School success was sporadic and inconsistent. When he was eight, and back at his mother's house for a short time, his stepfather asked him to go find his mother. "My mom was running the streets. When you're in that type of environment, you can't really focus on school." Yet later he would "burn through" a year's worth of math instruction in a few weeks because he felt like it. And he devoured books like A Wrinkle in Time in fourth grade ("I chose it because I liked the cover") and Catch-22 in sixth grade ("That one had me confused") when he'd spend hours at the library because one family did not want him in their house.

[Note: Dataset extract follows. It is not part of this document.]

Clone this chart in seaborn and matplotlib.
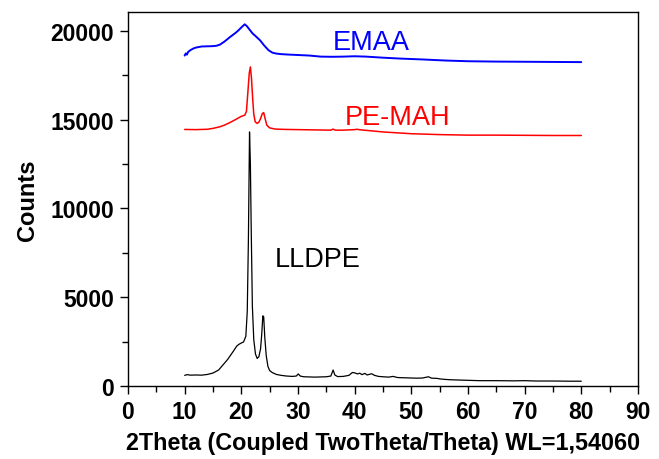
import matplotlib
matplotlib.use("Agg")
import matplotlib.pyplot as plt
from matplotlib.ticker import MultipleLocator
import seaborn as sns
import pandas as pd

# Diffractogram traces: 2theta (deg) and counts
lldpe_x = [10.0, 10.5, 11.0, 12.0, 13.0, 14.0, 15.0, 16.0, 16.8, 17.6, 18.6, 19.2, 19.6, 20.0,
           20.4, 20.8, 21.05, 21.25, 21.45, 21.6, 21.75, 21.95, 22.2, 22.5, 22.8, 23.1, 23.4,
           23.6, 23.8, 23.95, 24.15, 24.4, 24.7, 25.0, 25.5, 26.2, 27.0, 28.0, 29.0, 29.7,
           30.05, 30.4, 31.0, 32.0, 33.0, 34.0, 35.0, 35.8, 36.2, 36.5, 37.0, 38.0, 39.0,
           39.6, 40.0, 40.5, 40.9, 41.3, 41.8, 42.2, 43.0, 43.5, 44.2, 45.0, 46.0, 46.8,
           47.5, 48.0, 49.0, 50.0, 51.0, 52.0, 53.0, 53.6, 54.5, 55.0, 56.0, 57.0, 58.0,
           60.0, 62.0, 65.0, 68.0, 70.0, 72.0, 75.0, 78.0, 80.0]
lldpe_y = [600, 640, 610, 620, 610, 650, 730, 900, 1200, 1500, 1960, 2250, 2350, 2420,
           2480, 2800, 4200, 8200, 14300, 12500, 8800, 4500, 2600, 1800, 1550, 1650, 2100,
           2900, 3950, 3900, 2700, 1700, 1100, 870, 750, 650, 600, 560, 540, 560,
           680, 560, 520, 510, 500, 510, 520, 560, 900, 620, 530, 540, 600,
           760, 740, 680, 720, 640, 710, 620, 690, 600, 540, 520, 500, 540,
           480, 470, 460, 450, 440, 450, 520, 440, 430, 400, 370, 350, 340,
           320, 300, 300, 290, 300, 280, 280, 270, 270]

pemah_x = [10.0, 12.0, 14.0, 15.0, 16.2, 17.0, 18.0, 19.0, 19.5, 20.0, 20.6, 20.9, 21.15,
           21.4, 21.6, 21.8, 22.0, 22.2, 22.45, 22.8, 23.1, 23.4, 23.7, 23.95, 24.2, 24.5,
           25.0, 26.0, 28.0, 30.0, 32.0, 34.0, 35.8, 36.2, 36.6, 38.0, 40.0, 40.4, 41.0,
           42.0, 45.0, 50.0, 55.0, 60.0, 65.0, 70.0, 75.0, 80.0]
pemah_y = [14440, 14430, 14450, 14500, 14590, 14680, 14830, 15000, 15090, 15180, 15240,
           15450, 16500, 17600, 17960, 17300, 16200, 15300, 14870, 14780, 14850, 15050,
           15330, 15390, 15050, 14680, 14530, 14460, 14440, 14430, 14420, 14410, 14400,
           14460, 14400, 14400, 14430, 14450, 14420, 14390, 14300, 14200, 14150, 14120,
           14120, 14110, 14100, 14100]

emaa_x = [10.0, 10.2, 10.4, 10.6, 11.0, 11.5, 12.0, 13.0, 14.0, 15.0, 15.6, 16.2, 17.0,
          18.0, 19.0, 19.5, 20.0, 20.6, 21.0, 21.5, 22.0, 22.5, 23.3, 24.0, 24.8, 25.5,
          26.2, 27.0, 28.0, 30.0, 32.0, 34.0, 36.0, 38.0, 40.0, 42.0, 45.0, 48.0, 52.0,
          56.0, 60.0, 65.0, 70.0, 75.0, 80.0]
emaa_y = [18600, 18720, 18650, 18800, 18900, 18990, 19050, 19110, 19120, 19130, 19150,
          19210, 19380, 19640, 19880, 20020, 20180, 20360, 20250, 20040, 19840, 19700,
          19460, 19180, 18900, 18760, 18710, 18680, 18660, 18630, 18600, 18540, 18530,
          18540, 18560, 18540, 18480, 18430, 18380, 18320, 18280, 18260, 18250, 18240,
          18230]

series_names = ["LLDPE", "PE-MAH", "EMAA"]
series_colors = ["black", "#ff0000", "#0000ff"]

x_ticks = [0, 10, 20, 30, 40, 50, 60, 70, 80, 90]
y_ticks = [0, 5000, 10000, 15000, 20000]

sns.set_style("ticks", {"text.color": "black", "axes.labelcolor": "black",
                        "xtick.color": "black", "ytick.color": "black",
                        "axes.edgecolor": "black"})
plt.rcParams["font.family"] = ["Liberation Sans", "DejaVu Sans"]

fig = plt.figure(figsize=(6.59, 4.60), dpi=100)
ax = fig.add_axes([0.1942, 0.1587, 0.7739, 0.8130])

traces = [(lldpe_x, lldpe_y), (pemah_x, pemah_y), (emaa_x, emaa_y)]
widths = [0.9, 1.1, 1.4]
for (xs, ys), name, col, lw in zip(traces, series_names, series_colors, widths):
    df = pd.DataFrame({"2theta": xs, "counts": ys})
    sns.lineplot(data=df, x="2theta", y="counts", color=col, linewidth=lw, ax=ax,
                 estimator=None, sort=False)

# Sample labels next to each trace
ax.text(36.1, 18990, "EMAA", color="#0000ff", fontsize=19.5, ha="left", va="baseline")
ax.text(38.3, 14720, "PE-MAH", color="#ff0000", fontsize=19.5, ha="left", va="baseline")
ax.text(25.9, 6740, "LLDPE", color="black", fontsize=19.5, ha="left", va="baseline")

ax.set_xlim(0, 90)
ax.set_ylim(0, 21050)
ax.set_xticks(x_ticks)
ax.set_yticks(y_ticks)
ax.xaxis.set_minor_locator(MultipleLocator(5))
ax.yaxis.set_minor_locator(MultipleLocator(2500))
ax.tick_params(which="major", direction="out", length=6, width=1, pad=4,
               labelsize=16.5, top=False, right=False, colors="black")
ax.tick_params(which="minor", direction="out", length=4, width=1, top=False, right=False,
               colors="black")
for lab in ax.get_xticklabels() + ax.get_yticklabels():
    lab.set_fontweight("bold")
    lab.set_color("black")

ax.set_xlabel("2Theta (Coupled TwoTheta/Theta) WL=1,54060", fontsize=16.8,
              fontweight="bold", labelpad=6, color="black")
ax.set_ylabel("Counts", fontsize=17, fontweight="bold", labelpad=8, color="black")

for sp in ax.spines.values():
    sp.set_visible(True)
    sp.set_linewidth(1.0)
    sp.set_color("black")

fig.savefig("out.png", dpi=100)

Despite the occasional backslide, Wilson did get his act together in high school. Frusquillo let him know that college wasn't just an option; it was a given. "I was at a point in my life where I wanted to change," Wilson says. "I always wanted to be a good kid. I was always a bright kid." He played football, did his homework, became a drum major in the band, got a football scholarship to Fresno City College and then another scholarship to Buffalo. And then, after his tutoring with Saucedo, he became a lawyer. Currently, he's working on a contract basis for a criminal defense lawyer while looking for full-time work, preferably in transactional law, with an eye toward a possible political career.

Wilson says he's "blessed" to have had some very good people in his life, like some foster parents, mentors at Griswold, LaSalle, Cobb, Dowd & Gin LLP, where he was a clerk, and Saucedo, who was critical to improving his writing skills and understanding legal fundamentals.

But his life experiences – good and bad – have informed him, he says. "I know people. If I talk to anyone longer than five minutes, I know their motivation." Wilson said his experiences have trained him how to adapt "and that's what's going to help make me a good attorney." Transactional law is his preference because, he says, unlike litigation, where there's a winner and a loser, transactional law can produce two winners. "I had a professor who said, ‘If both sides feel they won, that's a great transaction.'"

Judge Saucedo sees Wilson succeeding in whatever he does. "I thought he was incredibly bright and determined, and I think that to be successful with his background, you have to have those two elements. Fundamentally, he's very smart – just a real intelligence about him. He's such a unique individual with a real good set of skills. I just don't see him not being a success. I expect great things from Tyrone."